Union of Palestinian Women's Committees Society اتحاد لجان المرأة الفلسطينية
- Founded: 1980; 46 years ago
- Type: Non-profit
- Region served: Palestinian territories
- Website: upwc.org.ps

= Union of Palestinian Women's Committees =

Palestinian non-profit organization

The Union of Palestinian Women's Committees (UPWC; اتحاد لجان المرأة الفلسطينية) is a Palestinian non-profit organization founded in 1980 "to empower Palestinian women on all levels and to contribute in the Palestinian national struggle against the Israeli military illegal occupation of the Palestinian territories".

In October 2021, UPWC was designated a terrorist organization by Israel, together with five other Palestinian non-profit, non-governmental organizations (Addameer, Al-Haq, Bisan Center for Research and Development, Defence for Children International – Palestine, and the Union of Agricultural Work Committees).
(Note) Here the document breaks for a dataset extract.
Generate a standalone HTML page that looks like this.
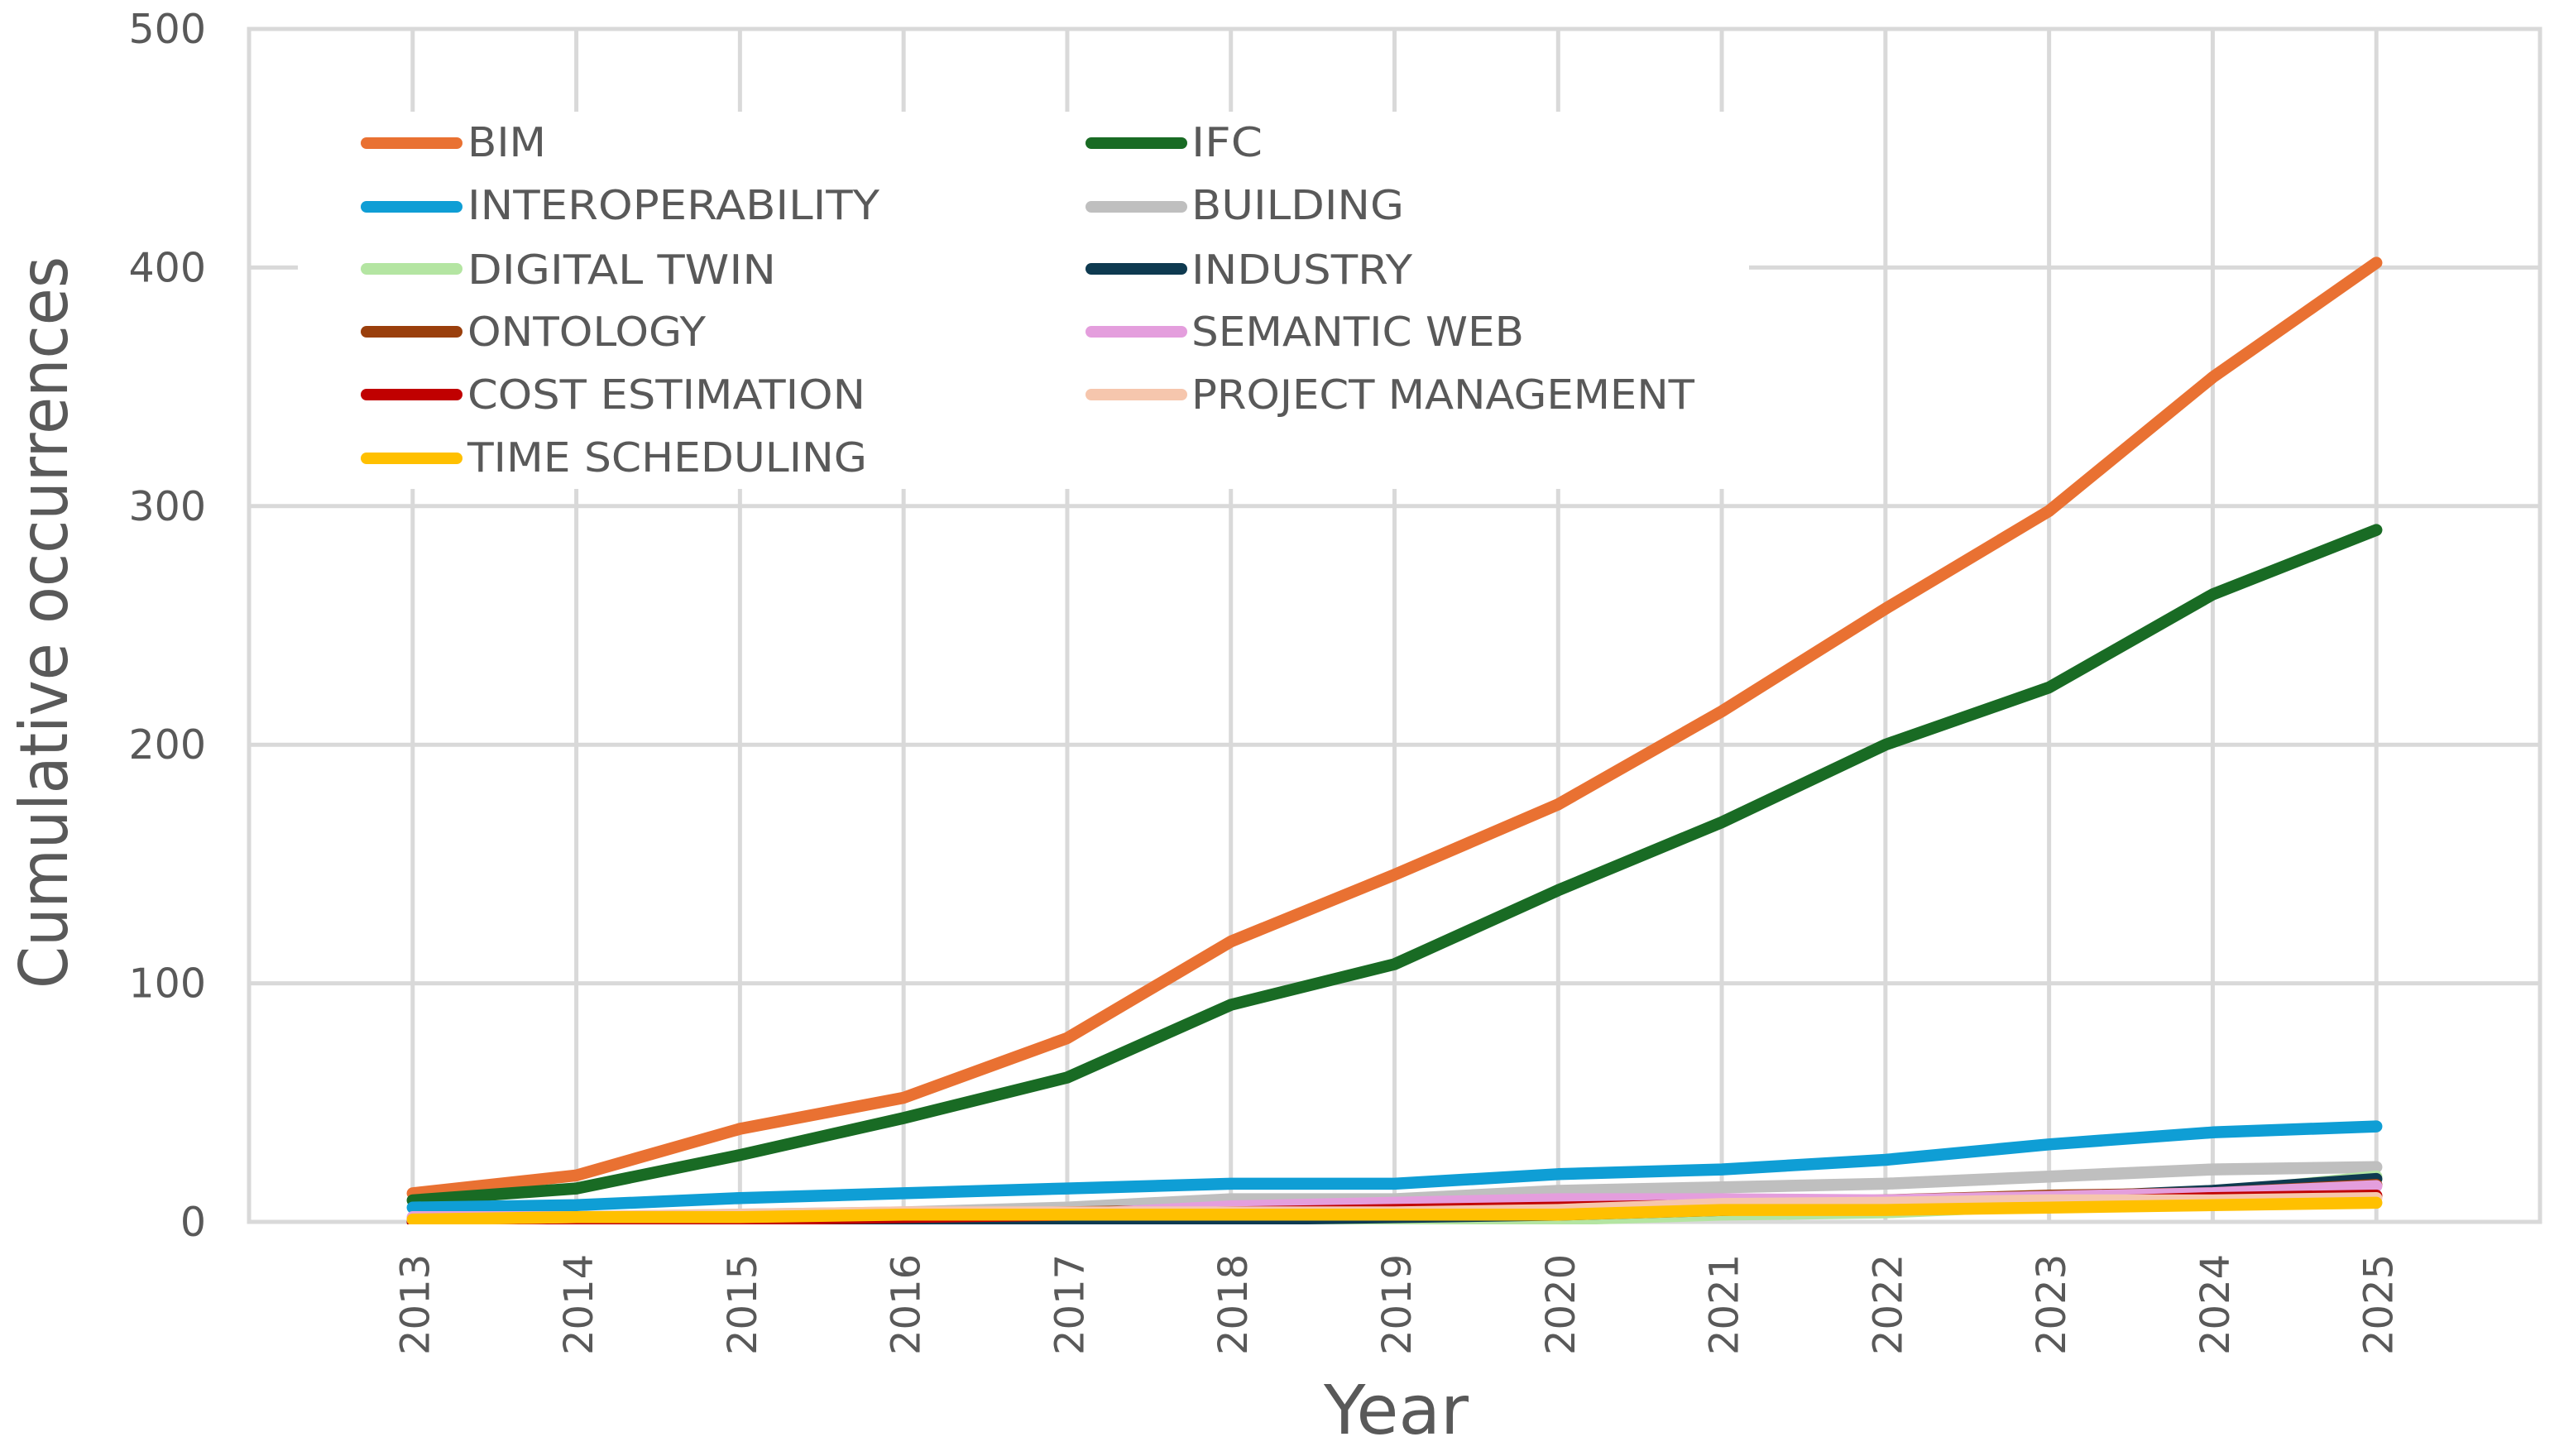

The designation was condemned by Amnesty International, Human Rights Watch, and the UN Office of the High Commissioner of Human Rights who called it a "frontal attack on the Palestinian human rights movement and on human rights everywhere."

In July 2022, nine EU countries (Belgium, Denmark, France, Germany, Ireland, Italy, the Netherlands, Spain and Sweden) issued a joint statement saying they would continue working with these six Palestinian organisations that Israel had banned because Israel had failed to prove that they should be considered terrorist groups.

On 18 August 2022, Israeli forces raided the headquarters of the six organisations along with the Union of Health Work Committees (outlawed in 2020) in Ramallah and al-Bireh, removed computers and equipment and ordered their closure.